Your goal — Retype the run of lines that opens with the line containing "Convert this chart" and closes with the line containing "ax.axis('off')", exactly and inclusively, but skip the pictures.

Dataset records —
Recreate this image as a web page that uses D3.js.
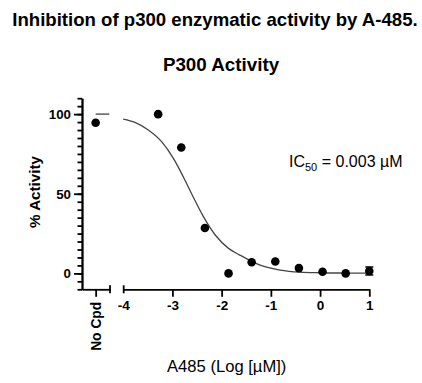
<!DOCTYPE html>
<html>
<head>
<meta charset="utf-8">
<script src="https://cdn.jsdelivr.net/npm/d3@7"></script>
<style>
  html, body { margin: 0; padding: 0; background: #fff; }
  svg { display: block; font-family: "Liberation Sans", Arial, sans-serif; }
</style>
</head>
<body>
<svg id="chart" width="422" height="383"></svg>
<script>
// ---- data ----
const titleText = "Inhibition of p300 enzymatic activity by A-485.";
const subtitleText = "P300 Activity";
const yTitle = "% Activity";
const xTitle = "A485 (Log [µM])";
const noCpdLabel = "No Cpd";
const noCpdLog = -6;           // nominal position of the no-compound control
const noCpdValue = 94.6;
const leftCurveLog = [-6, -5.05];
const leftCurveVal = [100, 100];
const concLog = [-3.29, -2.82, -2.34, -1.86, -1.39, -0.91, -0.43, 0.05, 0.52, 1.0];
const activity = [100, 79, 28.5, 0, 7, 7.5, 3.3, 1.0, 0, 1.5];
const activityErr = [0, 0, 0, 0, 0, 0, 0, 0, 0, 2.5];
const curveLog = [-4.0, -3.76, -3.49, -3.22, -2.98, -2.78, -2.58, -2.37, -2.13, -1.86, -1.63, -1.22, -0.81, -0.41, 0, 0.5, 1.0];
const curveVal = [96.9, 94.8, 90.0, 82.7, 72.2, 60.7, 48.1, 35.6, 24.1, 15.7, 11.5, 5.2, 2.1, 0.8, 0.4, 0.2, 0.1];
const yMajorTicks = [0, 50, 100];
const yMinorTicks = d3.range(-10, 111, 5);
const xTicks = [-4, -3, -2, -1, 0, 1];
const xTickLabels = ["-4", "-3", "-2", "-1", "0", "1"];
const icLabel = { pre: "IC", sub: "50", post: " = 0.003 µM" };

// ---- layout ----
const svg = d3.select("#chart");
const y = d3.scaleLinear().domain([-10, 110]).range([289.3, 98.2]);
const xL = d3.scaleLinear().domain([-6.95, -5]).range([82, 110]);
const xR = d3.scaleLinear().domain([-4, 1]).range([123.2, 369.3]);
const axisY0 = y(-10);

// titles
svg.append("text").attr("x", 215).attr("y", 25.5).attr("text-anchor", "middle")
  .style("font-size", "18.6px").style("font-weight", "bold").text(titleText);
svg.append("text").attr("x", 221).attr("y", 70.5).attr("text-anchor", "middle")
  .style("font-size", "18.8px").style("font-weight", "bold").text(subtitleText);

// Y axis minor ticks
const gyMinor = svg.append("g").attr("transform", "translate(82,0)")
  .call(d3.axisLeft(y).tickValues(yMinorTicks).tickSize(4.5).tickSizeOuter(0).tickFormat(""));
// Y axis major ticks
const gy = svg.append("g").attr("transform", "translate(82,0)")
  .call(d3.axisLeft(y).tickValues(yMajorTicks).tickSize(8).tickSizeOuter(0).tickPadding(3));
[gyMinor, gy].forEach(g => {
  g.selectAll("path.domain").attr("stroke", "#000").attr("stroke-width", 1.8);
  g.selectAll(".tick line").attr("stroke", "#000").attr("stroke-width", 1.8);
});
gy.selectAll(".tick text").style("font-size", "13.3px").style("font-weight", "bold")
  .style("font-family", "'Liberation Sans', Arial, sans-serif").attr("fill", "#000");

// X axis left segment (No Cpd)
const gxL = svg.append("g").attr("transform", `translate(0,${axisY0})`)
  .call(d3.axisBottom(xL).tickValues([noCpdLog]).tickSize(7.5).tickSizeOuter(0).tickFormat(() => noCpdLabel));
gxL.selectAll(".tick text")
  .attr("transform", "rotate(-90)")
  .attr("x", -12.5).attr("y", 0).attr("dy", "0.35em")
  .attr("text-anchor", "end")
  .style("font-size", "13.8px").style("font-weight", "bold")
  .style("font-family", "'Liberation Sans', Arial, sans-serif").attr("fill", "#000");

// X axis right segment
const gxR = svg.append("g").attr("transform", `translate(0,${axisY0})`)
  .call(d3.axisBottom(xR).tickValues(xTicks).tickSize(7.5).tickSizeOuter(0).tickPadding(4)
    .tickFormat((d, i) => xTickLabels[i]));
gxR.selectAll(".tick text").style("font-size", "13.5px").style("font-weight", "bold")
  .style("font-family", "'Liberation Sans', Arial, sans-serif").attr("fill", "#000");
gxR.selectAll(".tick").filter(d => d === xTicks[0]).select("line").attr("y1", -4).attr("y2", 4);
[gxL, gxR].forEach(g => {
  g.selectAll("path.domain").attr("stroke", "#000").attr("stroke-width", 1.8);
  g.selectAll(".tick line").attr("stroke", "#000").attr("stroke-width", 1.8);
});
// break cap at end of left segment
svg.append("line").attr("x1", xL(-5)).attr("x2", xL(-5))
  .attr("y1", axisY0 - 4).attr("y2", axisY0 + 4).attr("stroke", "#000").attr("stroke-width", 1.8);

// axis titles
svg.append("text").attr("transform", `translate(40,192) rotate(-90)`).attr("text-anchor", "middle")
  .style("font-size", "15.2px").style("font-weight", "bold").text(yTitle);
svg.append("text").attr("x", 226.7).attr("y", 372).attr("text-anchor", "middle")
  .style("font-size", "16.6px").text(xTitle);

// fitted curve
const lineR = d3.line().x(d => xR(d[0])).y(d => y(d[1])).curve(d3.curveMonotoneX);
svg.append("path").datum(curveLog.map((v, i) => [v, curveVal[i]]))
  .attr("d", lineR).attr("fill", "none").attr("stroke", "#444").attr("stroke-width", 1.3);
const lineL = d3.line().x(d => xL(d[0])).y(d => y(d[1]));
svg.append("path").datum(leftCurveLog.map((v, i) => [v, leftCurveVal[i]]))
  .attr("d", lineL).attr("fill", "none").attr("stroke", "#666").attr("stroke-width", 1.6);

// error bars
const pts = concLog.map((v, i) => ({ x: v, y: activity[i], e: activityErr[i] }));
const eb = svg.append("g");
pts.filter(d => d.e > 0).forEach(d => {
  eb.append("line").attr("x1", xR(d.x)).attr("x2", xR(d.x))
    .attr("y1", y(d.y + d.e)).attr("y2", y(d.y - d.e)).attr("stroke", "#000").attr("stroke-width", 1.5);
  [d.y + d.e, d.y - d.e].forEach(v => eb.append("line")
    .attr("x1", xR(d.x) - 4).attr("x2", xR(d.x) + 4).attr("y1", y(v)).attr("y2", y(v))
    .attr("stroke", "#000").attr("stroke-width", 1.5));
});

// points
svg.append("g").selectAll("circle").data(pts).join("circle")
  .attr("cx", d => xR(d.x)).attr("cy", d => y(d.y)).attr("r", 4.3).attr("fill", "#000");
svg.append("circle").attr("cx", xL(noCpdLog)).attr("cy", y(noCpdValue)).attr("r", 4.3).attr("fill", "#000");

// IC50 annotation
const ic = svg.append("text").attr("x", 289).attr("y", 167.3).style("font-size", "16px").attr("fill", "#000");
ic.append("tspan").text(icLabel.pre);
ic.append("tspan").attr("dy", 4).style("font-size", "11px").text(icLabel.sub);
ic.append("tspan").attr("dy", -4).text(icLabel.post);
</script>
</body>
</html>
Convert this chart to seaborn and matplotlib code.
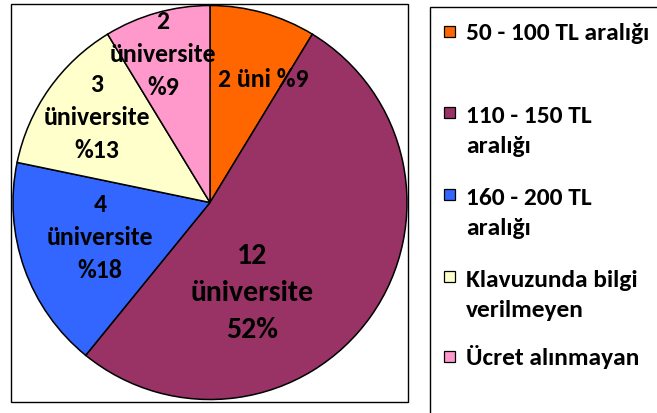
import numpy as np
import matplotlib
matplotlib.use('Agg')
import matplotlib.pyplot as plt
from matplotlib.patches import Rectangle
import seaborn as sns

# Veriler
categories = ['50 - 100 TL aralığı', '110 - 150 TL\naralığı', '160 - 200 TL\naralığı',
              'Klavuzunda bilgi\nverilmeyen', 'Ücret alınmayan']
counts = [2, 12, 4, 3, 2]
slice_labels = ['2 üni %9', '12\nüniversite\n52%', '4\nüniversite\n%18',
                '3\nüniversite\n%13', '2\nüniversite\n%9']
colors = ['#FF6600', '#993366', '#3366FF', '#FFFFCC', '#FF99CC']

sns.set_style('white')
plt.rcParams['font.family'] = ['Carlito', 'DejaVu Sans']
plt.rcParams['text.color'] = 'black'

W, H = 657, 414
fig = plt.figure(figsize=(W / 100, H / 100), dpi=100)

# pasta grafiği alanı (piksel -> figür oranı)
cx, cy, r = 210, 203.5, 197
ax = fig.add_axes([(cx - r) / W, (H - cy - r) / H, 2 * r / W, 2 * r / H])
wedges, _ = ax.pie(counts, colors=colors, startangle=90, counterclock=False,
                   wedgeprops=dict(edgecolor='black', linewidth=1.1))
ax.set_xlim(-1, 1)
ax.set_ylim(-1, 1)
ax.set_aspect('equal')
ax.axis('off')

# etiket yerleşimi: dilim ortasına göre yarıçap ve açı kayması
label_r = [0.682, 0.502, 0.585, 0.722, 0.791]
label_dang = [-7.5, -29.6, -2.2, -2.2, 1.9]
label_size = [18.5, 21.5, 18.5, 18.5, 18.5]
for w, lab, rr, da, fs in zip(wedges, slice_labels, label_r, label_dang, label_size):
    ang = np.deg2rad((w.theta1 + w.theta2) / 2 + da)
    ax.text(rr * np.cos(ang), rr * np.sin(ang), lab, ha='center', va='center',
            fontsize=fs, fontweight='bold', linespacing=1.53)

# çerçeveler
fig.patches.append(Rectangle((11 / W, (H - 403) / H), 397 / W, 398 / H,
                             transform=fig.transFigure, fill=False,
                             edgecolor='black', linewidth=1))
fig.patches.append(Rectangle((429.5 / W, -0.05), 240 / W, (H - 7.5) / H + 0.05,
                             transform=fig.transFigure, fill=False,
                             edgecolor='black', linewidth=1))

# lejant (son satırın taban çizgisine göre hizalama)
entry_y = [32, 113, 195, 277, 357]
pitch = 32
for cat, col, y in zip(categories, colors, entry_y):
    fig.patches.append(Rectangle((443.5 / W, (H - y - 5.5) / H), 11 / W, 11 / H,
                                 transform=fig.transFigure, facecolor=col,
                                 edgecolor='black', linewidth=0.9))
    base = y + 8 + (cat.count('\n')) * pitch
    fig.text(466 / W, (H - base) / H, cat, ha='left', va='baseline',
             fontsize=18.3, fontweight='bold', linespacing=1.52)

fig.savefig('out.png', dpi=100)
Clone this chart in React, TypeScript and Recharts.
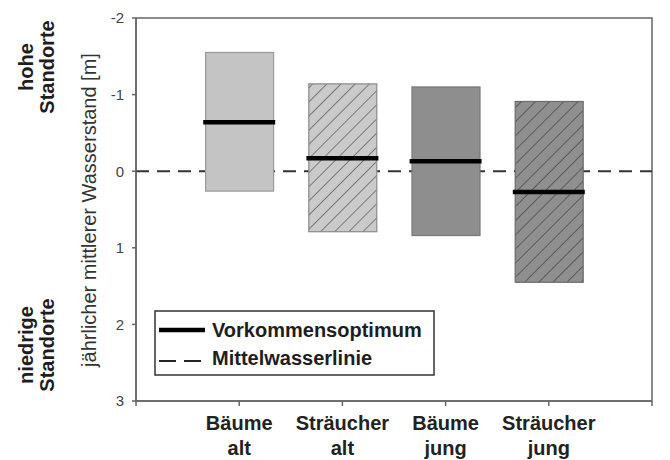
import React from 'react';
import {
  ComposedChart,
  Bar,
  Scatter,
  XAxis,
  YAxis,
  ReferenceLine,
  ReferenceArea,
  Legend,
} from 'recharts';

const categories = ['Bäume alt', 'Sträucher alt', 'Bäume jung', 'Sträucher jung'];
const tickLines = [
  ['Bäume', 'alt'],
  ['Sträucher', 'alt'],
  ['Bäume', 'jung'],
  ['Sträucher', 'jung'],
];
const rangeTop = [-1.55, -1.14, -1.1, -0.91];
const rangeBottom = [0.26, 0.79, 0.84, 1.45];
const optimum = [-0.64, -0.17, -0.13, 0.27];
const categoryPos = [1, 2, 3, 4];
const yTicks = [-2, -1, 0, 1, 2, 3];
const xTicks = [0, 1, 2, 3, 4, 5];
const legendLabels = ['Vorkommensoptimum', 'Mittelwasserlinie'];

const barStyles = [
  { fill: '#c4c4c4', stroke: '#9a9a9a', hatch: null as string | null },
  { fill: '#cacaca', stroke: '#8a8a8a', hatch: '#555555' },
  { fill: '#8e8e8e', stroke: '#777777', hatch: null as string | null },
  { fill: '#8f8f8f', stroke: '#6a6a6a', hatch: '#444444' },
];

const data = categories.map((name, i) => ({
  name,
  x: categoryPos[i],
  range: [rangeTop[i], rangeBottom[i]],
  opt: optimum[i],
}));

const FONT = '"Liberation Sans", Arial, Helvetica, sans-serif';

const BarShape = (props: any) => {
  const { x, y, width, height, index } = props;
  const st = barStyles[index] || barStyles[0];
  const top = Math.min(y, y + height);
  const h = Math.abs(height);
  const pid = `hatch-${index}`;
  return (
    <g>
      {st.hatch && (
        <defs>
          <pattern
            id={pid}
            width={10}
            height={10}
            patternUnits="userSpaceOnUse"
            patternTransform="rotate(45)"
          >
            <rect width={10} height={10} fill={st.fill} />
            <line x1={0} y1={0} x2={0} y2={10} stroke={st.hatch} strokeWidth={1.4} />
          </pattern>
        </defs>
      )}
      <rect
        x={x}
        y={top}
        width={width}
        height={h}
        fill={st.hatch ? `url(#${pid})` : st.fill}
        stroke={st.stroke}
        strokeWidth={1.2}
      />
    </g>
  );
};

const OptShape = (props: any) => {
  const { cx, cy } = props;
  if (cx == null || cy == null) return null;
  return <line x1={cx - 36} x2={cx + 36} y1={cy} y2={cy} stroke="#000" strokeWidth={4.5} />;
};

const XTick = (props: any) => {
  const { x, y, payload } = props;
  const idx = categoryPos.indexOf(payload.value);
  if (idx < 0) return null;
  const lines = tickLines[idx];
  return (
    <g>
      {lines.map((t, k) => (
        <text
          key={k}
          x={x}
          y={y + 22 + k * 25}
          textAnchor="middle"
          fontFamily={FONT}
          fontWeight="bold"
          fontSize={20}
          fill="#222"
        >
          {t}
        </text>
      ))}
    </g>
  );
};

const YLabel = () => (
  <g fontFamily={FONT} fill="#1e1e1e">
    <text transform="translate(33,67) rotate(-90)" textAnchor="middle" fontSize={20} fontWeight="bold">
      hohe
    </text>
    <text transform="translate(54,67) rotate(-90)" textAnchor="middle" fontSize={20} fontWeight="bold">
      Standorte
    </text>
    <text transform="translate(33,345) rotate(-90)" textAnchor="middle" fontSize={20} fontWeight="bold">
      niedrige
    </text>
    <text transform="translate(54,345) rotate(-90)" textAnchor="middle" fontSize={20} fontWeight="bold">
      Standorte
    </text>
    <text transform="translate(96,210) rotate(-90)" textAnchor="middle" fontSize={20} fill="#333">
      jährlicher mittlerer Wasserstand [m]
    </text>
  </g>
);

const LegendBox = () => (
  <svg width={282} height={67} style={{ display: 'block' }}>
    <rect x={1} y={1} width={279} height={64} fill="#fff" stroke="#333" strokeWidth={1.5} />
    <line x1={5} x2={51} y1={20} y2={20} stroke="#000" strokeWidth={4.5} />
    <line x1={5} x2={48} y1={51} y2={51} stroke="#222" strokeWidth={2} strokeDasharray="17 8" />
    <text x={58} y={27} fontFamily={FONT} fontWeight="bold" fontSize={20} fill="#1e1e1e">
      {legendLabels[0]}
    </text>
    <text x={58} y={55} fontFamily={FONT} fontWeight="bold" fontSize={20} fill="#1e1e1e">
      {legendLabels[1]}
    </text>
  </svg>
);

export default function App() {
  return (
    <div style={{ position: 'absolute', left: 0, top: 0, width: 670, height: 460, background: '#fff' }}>
      <ComposedChart
        width={670}
        height={460}
        data={data}
        margin={{ top: 18, right: 18, bottom: 0, left: 0 }}
      >
        <ReferenceArea
          x1={0}
          x2={5}
          y1={-2}
          y2={3}
          fill="none"
          stroke="#666"
          strokeWidth={1.5}
          ifOverflow="extendDomain"
        />
        <ReferenceLine
          y={0}
          stroke="#333"
          strokeWidth={2}
          strokeDasharray="13 8"
          {...({ zIndex: 250 } as any)}
        />
        <XAxis
          dataKey="x"
          type="number"
          domain={[0, 5]}
          ticks={xTicks}
          interval={0}
          height={59}
          tickSize={5}
          tick={<XTick />}
          axisLine={{ stroke: '#666', strokeWidth: 1.5 }}
          tickLine={{ stroke: '#666', strokeWidth: 1.5 }}
          allowDataOverflow
        />
        <YAxis
          type="number"
          domain={[-2, 3]}
          ticks={yTicks}
          reversed
          width={136}
          interval={0}
          tickSize={4}
          tickMargin={8}
          tick={{ fontSize: 15, fill: '#444', fontFamily: FONT }}
          axisLine={{ stroke: '#666', strokeWidth: 1.5 }}
          tickLine={{ stroke: '#666', strokeWidth: 1.5 }}
          allowDataOverflow
          label={{ content: () => <YLabel /> }}
        />
        <Bar dataKey="range" barSize={68} shape={<BarShape />} isAnimationActive={false} />
        <Scatter dataKey="opt" shape={<OptShape />} isAnimationActive={false} />
        <Legend
          layout="horizontal"
          verticalAlign="middle"
          align="center"
          content={() => <LegendBox />}
          wrapperStyle={{ left: 154, top: 310, width: 282, height: 67 }}
        />
      </ComposedChart>
    </div>
  );
}
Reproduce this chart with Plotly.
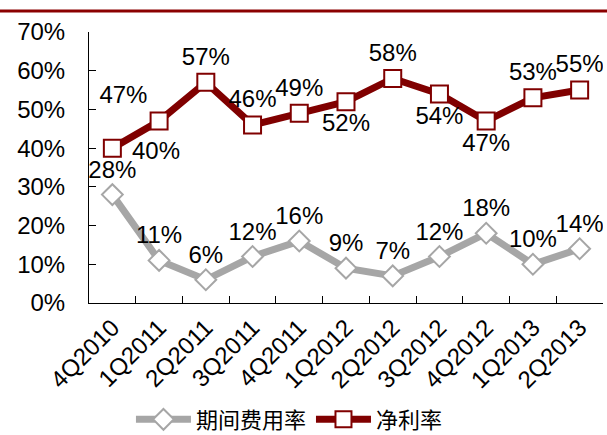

Task response —
Convert this chart to seaborn and matplotlib code.
import numpy as np
import matplotlib
matplotlib.use('Agg')
import matplotlib.pyplot as plt
from matplotlib.patches import Rectangle
import seaborn as sns

# Veriler
categories = ['50 - 100 TL aralığı', '110 - 150 TL\naralığı', '160 - 200 TL\naralığı',
              'Klavuzunda bilgi\nverilmeyen', 'Ücret alınmayan']
counts = [2, 12, 4, 3, 2]
slice_labels = ['2 üni %9', '12\nüniversite\n52%', '4\nüniversite\n%18',
                '3\nüniversite\n%13', '2\nüniversite\n%9']
colors = ['#FF6600', '#993366', '#3366FF', '#FFFFCC', '#FF99CC']

sns.set_style('white')
plt.rcParams['font.family'] = ['Carlito', 'DejaVu Sans']
plt.rcParams['text.color'] = 'black'

W, H = 657, 414
fig = plt.figure(figsize=(W / 100, H / 100), dpi=100)

# pasta grafiği alanı (piksel -> figür oranı)
cx, cy, r = 210, 203.5, 197
ax = fig.add_axes([(cx - r) / W, (H - cy - r) / H, 2 * r / W, 2 * r / H])
wedges, _ = ax.pie(counts, colors=colors, startangle=90, counterclock=False,
                   wedgeprops=dict(edgecolor='black', linewidth=1.1))
ax.set_xlim(-1, 1)
ax.set_ylim(-1, 1)
ax.set_aspect('equal')
ax.axis('off')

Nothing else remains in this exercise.